Steve's a part-time conservative blogger. Steve grew up in Connecticut and has lived in Washington, D.C. and the Bahamas. He resides in Connecticut, where he’s comfortable six months of the year.

4 Comments

  1. Bags on March 5, 2010 at 6:16 am

    The S.C. should correct 140 years of them usurping Congresses original intent of the 14 Ammd. Mainly, giving Freedmen, (Blacks), the P&I's that whites had. That meant they have the same rights under the Bill of Rights that whites had and the states can't take that away. The Slaughterhouses cases were judged wrongly.



  2. prnocksr on March 5, 2010 at 7:04 am

    OK, lets give the pro-gun people their way.  Anyone who wishes to "keep and bear arms" may do so, as long as the arms are those which were available in 1781 when the 2nd amendment was signed. Also, anyone keeping & bearing arms should register such & be available to serve in a government militia when called by the government.



    • Steve McGough on March 5, 2010 at 7:17 am

      Fair enough prnocksr, let's do the same with the First Amendment. /sarcoff

      The people of the USA have "injected" a huge number of firearms into the hands of its citizens during the last decade, and great numbers of residents have also received permits to carry pistols both openly and concealed.

      Take a look to see what has happened to violent crime in the FBI statistics. Down, down and down…
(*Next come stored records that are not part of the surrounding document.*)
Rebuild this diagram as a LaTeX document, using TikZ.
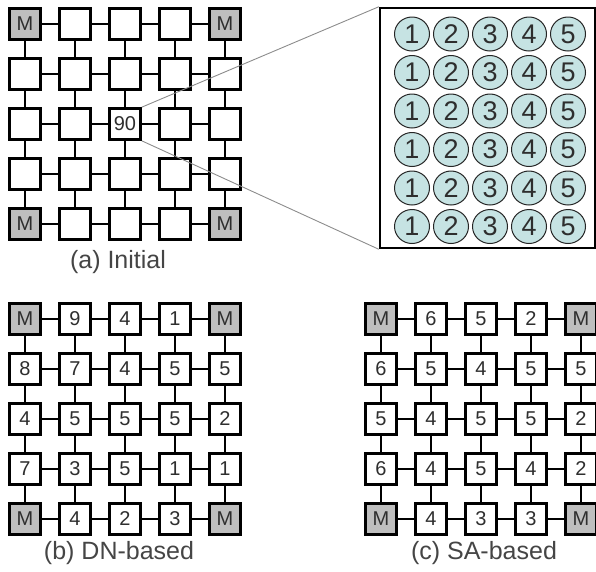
\documentclass[tikz,border=0pt]{standalone}
\usepackage{fontspec}
\setmainfont{Liberation Sans}
\definecolor{txt}{HTML}{2E2E2E}
\definecolor{capt}{HTML}{454545}
\definecolor{mfill}{HTML}{BEBEBE}
\definecolor{cfill}{HTML}{C6E3E3}
\definecolor{zoomline}{HTML}{8C8C8C}
\tikzset{
  cell/.style={draw=black, line width=2.7pt, fill=white, minimum size=31pt,
    inner sep=0pt, text=txt, font=\fontsize{20}{20}\selectfont},
  mcell/.style={cell, fill=mfill},
  link/.style={draw=black, line width=2.8pt},
  caption/.style={text=capt, font=\fontsize{25}{25}\selectfont},
  slot/.style={ellipse, draw=black!85, line width=1pt, fill=cfill,
    minimum width=35pt, minimum height=34pt, inner sep=0pt, text=txt,
    font=\fontsize{27}{27}\selectfont},
}
\usetikzlibrary{shapes.geometric}
\begin{document}
\begin{tikzpicture}[x=1pt, y=-1pt]
\useasboundingbox (0,0) rectangle (596,571);

% ---------- (a) initial mesh ----------
\foreach \r in {1,...,5}{
  \foreach \c in {1,...,5}{
    \pgfmathsetmacro{\xx}{25+50*(\c-1)}
    \pgfmathsetmacro{\yy}{24+50*(\r-1)}
    \node[cell] (a-\r-\c) at (\xx,\yy) {};
  }
}
\foreach \r/\c in {1/1,1/5,5/1,5/5}{
  \node[mcell] at (a-\r-\c) {M};
}
\node[cell] at (a-3-3) {90};
\foreach \r in {1,...,5}{
  \foreach \c [count=\n from 2] in {1,...,4}{
    \draw[link] (a-\r-\c) -- (a-\r-\n);
    \draw[link] (a-\c-\r) -- (a-\n-\r);
  }
}
\node[caption] (capa) at (118,262) {(a) Initial};

% ---------- zoomed panel ----------
\node[draw=black, line width=2.5pt, minimum width=215pt, minimum height=240pt,
  inner sep=0pt] (panel) at (487.5,128) {};
\draw[zoomline, line width=0.9pt] (a-3-3.north east) -- (panel.north west);
\draw[zoomline, line width=0.9pt] (a-3-3.south east) -- (panel.south west);
\foreach \r in {1,...,6}{
  \foreach \c in {1,...,5}{
    \pgfmathsetmacro{\xx}{412+39*(\c-1)}
    \pgfmathsetmacro{\yy}{34+38.5*(\r-1)}
    \node[slot] (s-\r-\c) at (\xx,\yy) {\c};
  }
}

% ---------- (b) DN-based mesh ----------
\foreach \row [count=\r] in {{M,9,4,1,M},{8,7,4,5,5},{4,5,5,5,2},{7,3,5,1,1},{M,4,2,3,M}}{
  \foreach \v [count=\c] in \row {
    \pgfmathsetmacro{\xx}{25+50*(\c-1)}
    \pgfmathsetmacro{\yy}{319+50*(\r-1)}
    \node[cell] (b-\r-\c) at (\xx,\yy) {\v};
  }
}
\foreach \r/\c in {1/1,1/5,5/1,5/5}{
  \node[mcell] at (b-\r-\c) {M};
}
\foreach \r in {1,...,5}{
  \foreach \c [count=\n from 2] in {1,...,4}{
    \draw[link] (b-\r-\c) -- (b-\r-\n);
    \draw[link] (b-\c-\r) -- (b-\n-\r);
  }
}
\node[caption] (capb) at (119,553) {(b) DN-based};

% ---------- (c) SA-based mesh ----------
\foreach \row [count=\r] in {{M,6,5,2,M},{6,5,4,5,5},{5,4,5,5,2},{6,4,5,4,2},{M,4,3,3,M}}{
  \foreach \v [count=\c] in \row {
    \pgfmathsetmacro{\xx}{381+50*(\c-1)}
    \pgfmathsetmacro{\yy}{319+50*(\r-1)}
    \node[cell] (c-\r-\c) at (\xx,\yy) {\v};
  }
}
\foreach \r/\c in {1/1,1/5,5/1,5/5}{
  \node[mcell] at (c-\r-\c) {M};
}
\foreach \r in {1,...,5}{
  \foreach \c [count=\n from 2] in {1,...,4}{
    \draw[link] (c-\r-\c) -- (c-\r-\n);
    \draw[link] (c-\c-\r) -- (c-\n-\r);
  }
}
\node[caption] (capc) at (484,553) {(c) SA-based};
\end{tikzpicture}
\end{document}
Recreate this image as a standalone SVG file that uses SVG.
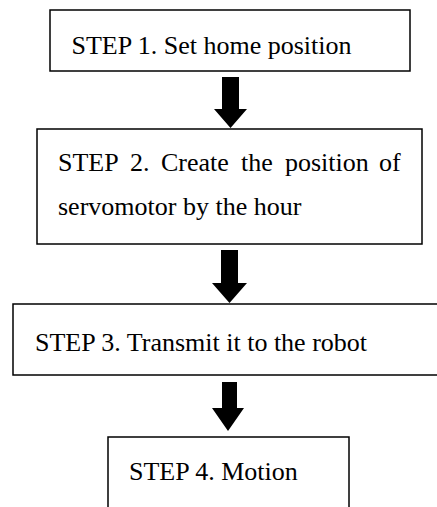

    • Pvt.Cowboy on March 6, 2010 at 12:54 pm

      Overruled, prnocksr.

      D.C. vs. Heller, Opinion Of The Court:

      "… Some have made the argument, bordering on the frivolous, that only those arms in existence in the 18th century are protected by the Second Amendment. We do not interpret constitutional rights that way. Just as the First Amendment protects modern forms of communications, e.g., Reno v. American Civil Liberties Union, 521 U. S. 844, 849 (1997), and the Fourth Amendment applies to modern forms of search, e.g., Kyllo v. United States, 533 U. S. 27, 35–36 (2001), the Second Amendment extends, prima facie, to all instruments that constitute bearable arms, even those that were not in existence at the time of the founding."